Jamieson’s the real hurdle. Lady Glenmire not only proves a warm, simply-pleased Scotswoman who cares little for status, she marries the local doctor. Susie Pagett’s appealing here too. Jamieson’s refusal to speak to anyone after they all refuse to cut ex-Lady Glenmire forms one pivot of the plot. Charlotte Miller manages the accent and simplicity winningly; not a large part, but well taken.
The other, after a thrusting time with imaginary robbers devolves on Mattie herself. Jennifer Annetts takes this with a command of modulation and nuance I’ve not seen even from her pervious performances. Always a powerful on-stage presence, with a professional voice that can project through anything, Annetts commands appealingly by shading her articulation, still crystalline. This time she rarely unleashes the projection we’re used to, deploying nuance, sotte voce at some points, always however audible and apposite. Her performance is both moving and contained, layering Mattie with pathos too. Mattie’s parents once banned a marriage to one Mr Holbrook, on account of his eating peas with his knife. She enjoins Mary never to listen to others; and Holbrook’s death (in this production they don’t meet) results in Mattie lifting the ban on Jem as Martha’s admirer.
This too brings dividends as we move to the double heart of the work.
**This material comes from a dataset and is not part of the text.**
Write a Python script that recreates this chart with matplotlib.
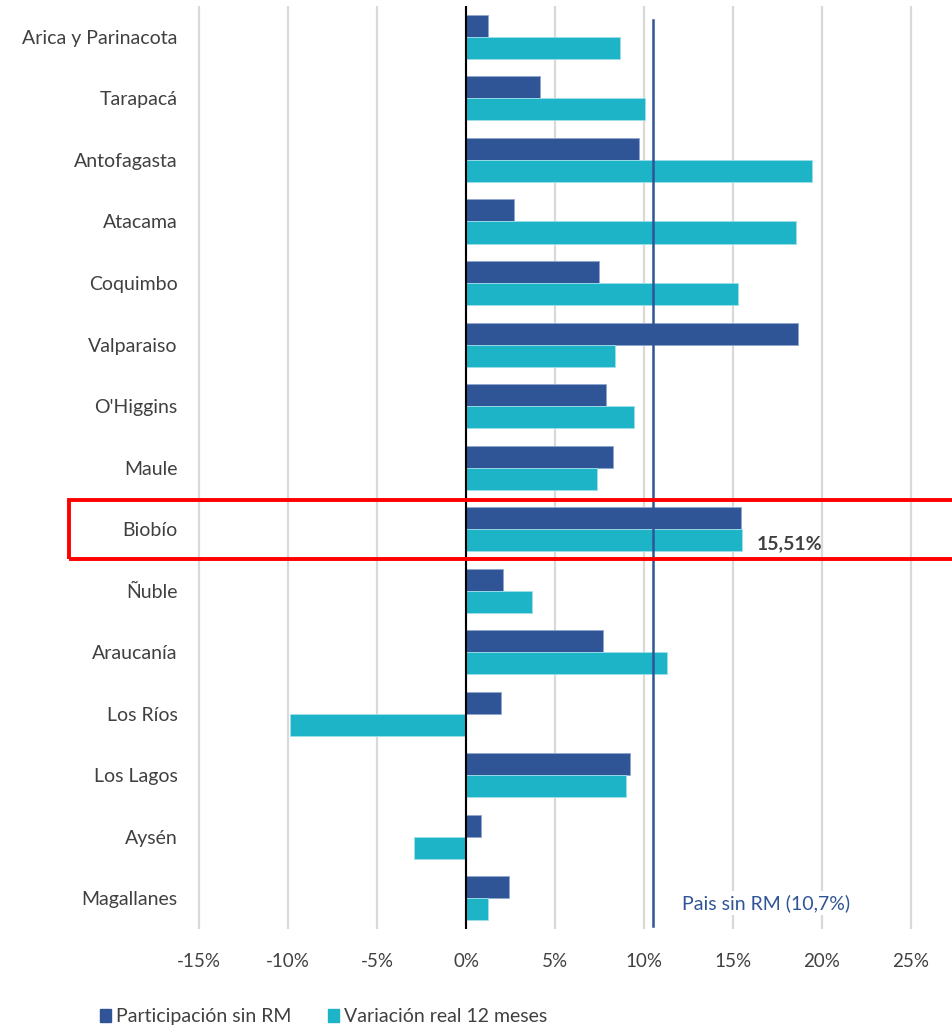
import matplotlib
matplotlib.use("Agg")
import matplotlib.pyplot as plt
from matplotlib.patches import Rectangle, Patch

plt.rcParams['font.family'] = ['Lato', 'DejaVu Sans']

# datos
regiones = ["Arica y Parinacota", "Tarapacá", "Antofagasta", "Atacama", "Coquimbo",
            "Valparaiso", "O'Higgins", "Maule", "Biobío", "Ñuble", "Araucanía",
            "Los Ríos", "Los Lagos", "Aysén", "Magallanes"]
participacion = [1.22, 4.17, 9.74, 2.67, 7.49, 18.65, 7.86, 8.26, 15.43, 2.10, 7.70,
                 1.97, 9.23, 0.86, 2.40]
variacion = [8.63, 10.03, 19.42, 18.54, 15.30, 8.39, 9.44, 7.34, 15.51, 3.69, 11.29,
             -9.91, 9.01, -2.90, 1.24]
ticks_x = [-15, -10, -5, 0, 5, 10, 15, 20, 25]
pais_linea = 10.5
pais_texto = "Pais sin RM (10,7%)"
destacado = "Biobío"

c_oscuro = "#2F5597"
c_cian = "#1EB4C8"
c_texto = "#404040"

fig = plt.figure(figsize=(9.53, 10.28), dpi=100)
ax = fig.add_axes([0.2051, 0.0963, 0.7546, 0.8977])

n = len(regiones)
y = list(range(n))
h = 0.358
ax.barh([i - h / 2 for i in y], participacion, height=h, color=c_oscuro,
        edgecolor="#8FA6D0", linewidth=0.6, label="Participación sin RM", zorder=3)
ax.barh([i + h / 2 for i in y], variacion, height=h, color=c_cian,
        edgecolor="#9FE0EA", linewidth=0.6, label="Variación real 12 meses", zorder=3)

ax.set_ylim(n - 0.5, -0.5)
ax.set_xlim(-15.2, 25.2)
ax.set_yticks(y)
ax.set_yticklabels(regiones, fontsize=14, color=c_texto)
ax.set_xticks(ticks_x)
ax.set_xticklabels([f"{t}%" for t in ticks_x], fontsize=13.5, color=c_texto)
ax.tick_params(length=0)
ax.tick_params(axis="x", pad=17)
ax.tick_params(axis="y", pad=13)
for s in ax.spines.values():
    s.set_visible(False)
ax.grid(axis="x", color="#D9D9D9", linewidth=1.6, zorder=0)
ax.axvline(0, color="black", linewidth=1.5, zorder=4)

# linea pais
ax.axvline(pais_linea, ymin=0.003, ymax=0.985, color=c_oscuro, linewidth=1.8, zorder=5)
ax.text(pais_linea + 1.65, n - 1 + 0.08, pais_texto, color=c_oscuro, fontsize=14,
        va="center", ha="left", zorder=6,
        bbox=dict(facecolor="white", edgecolor="none", pad=2))

# Biobío
ib = regiones.index(destacado)
ax.text(variacion[ib] + 0.8, ib + h / 2 + 0.06, f"{variacion[ib]:.2f}%".replace(".", ","),
        fontsize=14, fontweight="bold", color=c_texto, va="center", ha="left", zorder=6)
fig.patches.append(Rectangle((69 / 953, 1 - 559 / 1028), 0.95, 59 / 1028,
                             transform=fig.transFigure, fill=False, edgecolor="#FF0000",
                             linewidth=2.8, zorder=10))

handles = [Patch(color=c_oscuro, label="Participación sin RM"),
           Patch(color=c_cian, label="Variación real 12 meses")]
fig.legend(handles=handles, loc="center left", bbox_to_anchor=(0.0865, 0.011), ncol=2,
           frameon=False, fontsize=14, handlelength=0.55, handleheight=0.6,
           handletextpad=0.3, columnspacing=1.85, labelcolor=c_texto)

fig.savefig("out.png", dpi=100)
The bank most put their savings into is ruined by the first railways boom-and-bust. Mattie loses everything but not before paying Jem his five pounds for an engagement ring; she’s a director, thus responsible. Here Martha’s Aisling Edie proves her comic timing with heart and provides a solution disarmingly simple, in effect a complete social revolution. Even the clandestine help of Mattie’s friends is put in the shade.
There is, however, Miss Jamieson to be broached. Pain finally induces her to seek the very person whose marriage to Lady Glenmire had provoked her dismissal of the society of Cranford: the doctor. And it’s not simply these people whom Mattie needs Miss Jamieson to acknowledge as a friend of Mattie’s.
Welsh directs with a strong feeling for pace, and if four actors dominate the stage for competence, the set, built by the company, is a delight with period features and fine curved tables – sometimes placed too much downstage blocking the action. Naturally a community performance can’t compete with even top-flight amateur productions. Still, the overall production and costumes, abetted with strong pace, a good use of Coleman’s narratives and finally top-flight amateur performances (promising more than that) by Annetts, the Edies and Eastes, as well as good support from Miller makes this a recommendable production, the most ambitious I’ve seen from these players. I do hope they tackle more like this – their next is Yes, Prime Minister. That of course, will follow a very interesting General Election.